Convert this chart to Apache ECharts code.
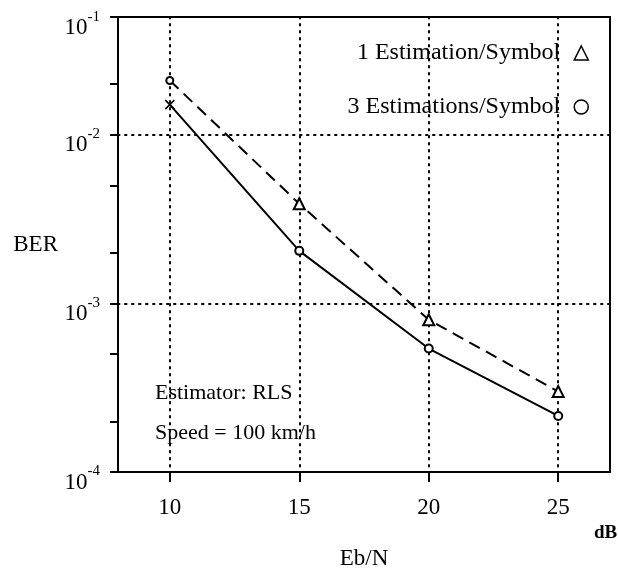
<!DOCTYPE html>
<html>
<head>
<meta charset="utf-8">
<script src="https://cdn.jsdelivr.net/npm/echarts@6/dist/echarts.min.js"></script>
<style>
html,body{margin:0;padding:0;background:#fff;}
#c{width:618px;height:575px;}
</style>
</head>
<body>
<div id="c"></div>
<script>
// ---- data ----
var ebn = [10, 15, 20, 25];
var ber1PerSymbol = [0.021, 0.0039, 0.0008, 0.0003];      // dashed, triangles
var ber3PerSymbol = [0.0151, 0.00205, 0.00054, 0.000215]; // solid, circles
var seriesNames = ['1 Estimation/Symbol', '3 Estimations/Symbol'];
var xTickValues = [10, 15, 20, 25];
var yLabelValues = [0.0001, 0.001, 0.01, 0.0499];
var yMajorTicks = [0.0001, 0.001, 0.01, 0.0499];
var yMinorTicks = [0.0002, 0.0005, 0.002, 0.005, 0.02];
var notes = ['Estimator: RLS', 'Speed = 100 km/h'];

var FONT = 'Liberation Serif';
var chart = echarts.init(document.getElementById('c'), null, {renderer: 'canvas'});

function pts(ys) { return ebn.map(function (x, i) { return [x, ys[i]]; }); }
var d1 = pts(ber1PerSymbol);
var d3 = pts(ber3PerSymbol);
d1[0] = {value: d1[0], symbol: 'emptyCircle', symbolSize: 7};
d3[0] = {value: d3[0], symbol: 'path://M0,0L10,10M10,0L0,10', symbolSize: 9,
         itemStyle: {color: 'none', borderColor: '#000', borderWidth: 1.6}};

var dotted = {color: '#000', width: 2, type: [1.5, 5.5], cap: 'round'};

chart.setOption({
  animation: false,
  backgroundColor: '#fff',
  textStyle: {fontFamily: FONT, color: '#000'},
  grid: {left: 118, right: 8, top: 17, bottom: 101, show: true, borderColor: '#000', borderWidth: 2, containLabel: false},
  legend: {
    orient: 'vertical', right: 24, top: 34, align: 'right',
    itemWidth: 14, itemHeight: 14, itemGap: 26,
    textStyle: {fontFamily: FONT, fontSize: 24, color: '#000', lineHeight: 28, padding: [0, 9, 0, 0]},
    data: [
      {name: seriesNames[0], icon: 'triangle', itemStyle: {color: '#fff', borderColor: '#000', borderWidth: 1.5}},
      {name: seriesNames[1], icon: 'circle', itemStyle: {color: '#fff', borderColor: '#000', borderWidth: 1.5}}
    ]
  },
  xAxis: {
    type: 'value', min: 8, max: 27,
    name: 'Eb/N', nameLocation: 'middle', nameGap: 75,
    nameTextStyle: {fontFamily: FONT, fontSize: 23, color: '#000'},
    axisLine: {lineStyle: {color: '#000', width: 2}},
    axisTick: {customValues: xTickValues, length: 10, lineStyle: {color: '#000', width: 2}},
    axisLabel: {customValues: xTickValues, fontFamily: FONT, fontSize: 23, color: '#000', margin: 24},
    splitLine: {show: true, lineStyle: dotted}
  },
  yAxis: [{
    type: 'log', logBase: 10, min: 0.0001, max: 0.05, position: 'left',
    name: 'BER', nameLocation: 'middle', nameRotate: 0, nameGap: 60,
    nameTextStyle: {fontFamily: FONT, fontSize: 23, color: '#000'},
    axisLine: {show: true, lineStyle: {color: '#000', width: 2}},
    axisTick: {customValues: yMajorTicks, length: 8, lineStyle: {color: '#000', width: 2}},
    axisLabel: {
      customValues: yLabelValues, margin: 18, padding: [14, 0, 0, 0],
      formatter: function (v) { return '{b|10}{s|' + Math.round(Math.log10(v)) + '}'; },
      rich: {
        b: {fontFamily: FONT, fontSize: 23, lineHeight: 30, verticalAlign: 'bottom', color: '#000'},
        s: {fontFamily: FONT, fontSize: 15, lineHeight: 15, verticalAlign: 'top', color: '#000'}
      }
    },
    splitLine: {show: true, lineStyle: dotted}
  }, {
    type: 'log', logBase: 10, min: 0.0001, max: 0.05, position: 'left',
    axisLine: {show: false},
    axisTick: {customValues: yMinorTicks, length: 8, lineStyle: {color: '#000', width: 2}},
    axisLabel: {show: false},
    splitLine: {show: false}
  }],
  series: [{
    name: seriesNames[0], type: 'line', data: d1, yAxisIndex: 0,
    symbol: 'emptyTriangle', symbolSize: 11, color: '#000',
    lineStyle: {color: '#000', width: 2, type: [12, 7]},
    itemStyle: {color: '#000', borderWidth: 1.5}
  }, {
    name: seriesNames[1], type: 'line', data: d3, yAxisIndex: 0,
    symbol: 'emptyCircle', symbolSize: 8, color: '#000',
    lineStyle: {color: '#000', width: 2, type: 'solid'},
    itemStyle: {color: '#000', borderWidth: 1.5}
  }],
  graphic: [
    {type: 'text', left: 155, top: 382, style: {text: notes[0], fontFamily: FONT, fontSize: 22, fill: '#000'}},
    {type: 'text', left: 155, top: 422, style: {text: notes[1], fontFamily: FONT, fontSize: 22, fill: '#000'}},
    {type: 'text', left: 594, top: 524, style: {text: 'dB', fontFamily: FONT, fontSize: 19, fontWeight: 'bold', fill: '#000'}}
  ]
});
</script>
</body>
</html>
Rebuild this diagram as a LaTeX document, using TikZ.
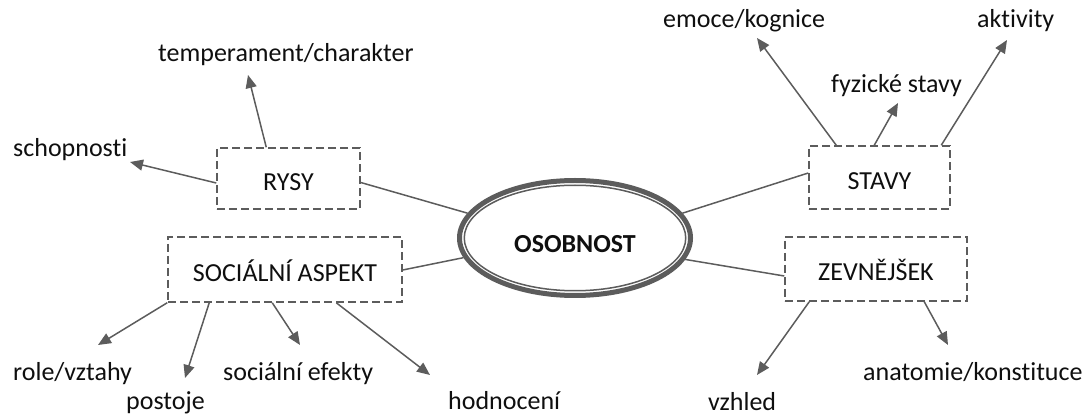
\documentclass[tikz,border=0pt]{standalone}
\usepackage{fontspec}
\setmainfont{Carlito}[Ligatures=NoCommon]
\usetikzlibrary{arrows.meta,calc,shapes.geometric}
\definecolor{linegray}{RGB}{92,92,92}
\definecolor{txt}{RGB}{15,15,15}
\begin{document}
\begin{tikzpicture}[x=1pt,y=-1pt,
  every node/.style={font=\fontsize{26}{30}\selectfont, text=txt},
  lbl/.style={anchor=base west, inner sep=0pt},
  dbox/.style={draw=linegray, line width=1.5pt, dash pattern=on 8pt off 4pt,
     inner sep=0pt, text height=24pt, text depth=0pt},
  conn/.style={draw=linegray, line width=1.5pt},
  arr/.style={draw=linegray, line width=1.5pt, -{Triangle[length=13pt,width=11pt]}, fill=linegray}]
\useasboundingbox (0,0) rectangle (1089,419);

% boxes
\node[dbox, minimum width=143pt, minimum height=61pt] (rysy) at (288.5,178.5) {RYSY};
\node[dbox, minimum width=234pt, minimum height=65pt] (sa) at (285,269.5) {SOCIÁLNÍ ASPEKT};
\node[dbox, minimum width=141pt, minimum height=63pt] (stavy) at (879.5,177.5) {STAVY};
\node[dbox, minimum width=182pt, minimum height=64pt] (zev) at (876,269) {ZEVNĚJŠEK};

% central ellipse
\node[ellipse, draw=linegray, line width=5pt, fill=white, inner sep=0pt,
  minimum width=231pt, minimum height=115pt, text height=30pt, text depth=0pt,
  font=\fontsize{26}{30}\selectfont\bfseries] (osob) at (575,238) {OSOBNOST};
\draw[linegray, line width=1.5pt] (osob.center) ellipse [x radius=110.75, y radius=52.75];

% connectors box - ellipse
\draw[conn] ($(rysy.east)+(0,4)$) -- (osob.167);
\draw[conn] ($(sa.east)+(0,0.5)$) -- (osob.190);
\draw[conn] ($(stavy.west)+(0,-4.5)$) -- (osob.13);
\draw[conn] ($(zev.west)+(0,7)$) -- (osob.349);

% labels
\node[lbl] (schop) at (13,157) {schopnosti};
\node[lbl] (temp) at (158,62) {temperament/charakter};
\node[lbl] (emoce) at (663,28) {emoce/kognice};
\node[lbl] (fyz) at (831,93) {fyzické stavy};
\node[lbl] (akt) at (977,28) {aktivity};
\node[lbl] (role) at (13,380) {role/vztahy};
\node[lbl] (post) at (126,409) {postoje};
\node[lbl] (socef) at (223,380) {sociální efekty};
\node[lbl] (hodn) at (448,409) {hodnocení};
\node[lbl] (vzh) at (708,410) {vzhled};
\node[lbl] (anat) at (863,380) {anatomie/konstituce};

% arrow tips
\coordinate (tschop) at (130,162);
\coordinate (ttemp) at (248,75);
\coordinate (temoce) at (757,38);
\coordinate (tfyz) at (898,103);
\coordinate (takt) at (1007,40);
\coordinate (trole) at (98,345);
\coordinate (tpost) at (185,378);
\coordinate (tsocef) at (300,345);
\coordinate (thodn) at (430,375);
\coordinate (tvzh) at (757,375);
\coordinate (tanat) at (948,345);

% arrows
\draw[arr] ($(rysy.west)+(0,4.5)$) -- (tschop);
\draw[arr] ($(rysy.north west)+(50,0)$) -- (ttemp);
\draw[arr] ($(stavy.north west)+(28,0)$) -- (temoce);
\draw[arr] ($(stavy.north west)+(66,0)$) -- (tfyz);
\draw[arr] ($(stavy.north west)+(133,0)$) -- (takt);
\draw[arr] ($(sa.south west)+(0,0)$) -- (trole);
\draw[arr] ($(sa.south west)+(42,0)$) -- (tpost);
\draw[arr] ($(sa.south west)+(105,0)$) -- (tsocef);
\draw[arr] ($(sa.south west)+(169,0)$) -- (thodn);
\draw[arr] ($(zev.south west)+(25,0)$) -- (tvzh);
\draw[arr] ($(zev.south west)+(140,0)$) -- (tanat);
\end{tikzpicture}
\end{document}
####################
Using the listing above, show every line that includes the string "this".

Convert this chart to Apache ECharts code.
Rebuild this diagram as a LaTeX document, using TikZ.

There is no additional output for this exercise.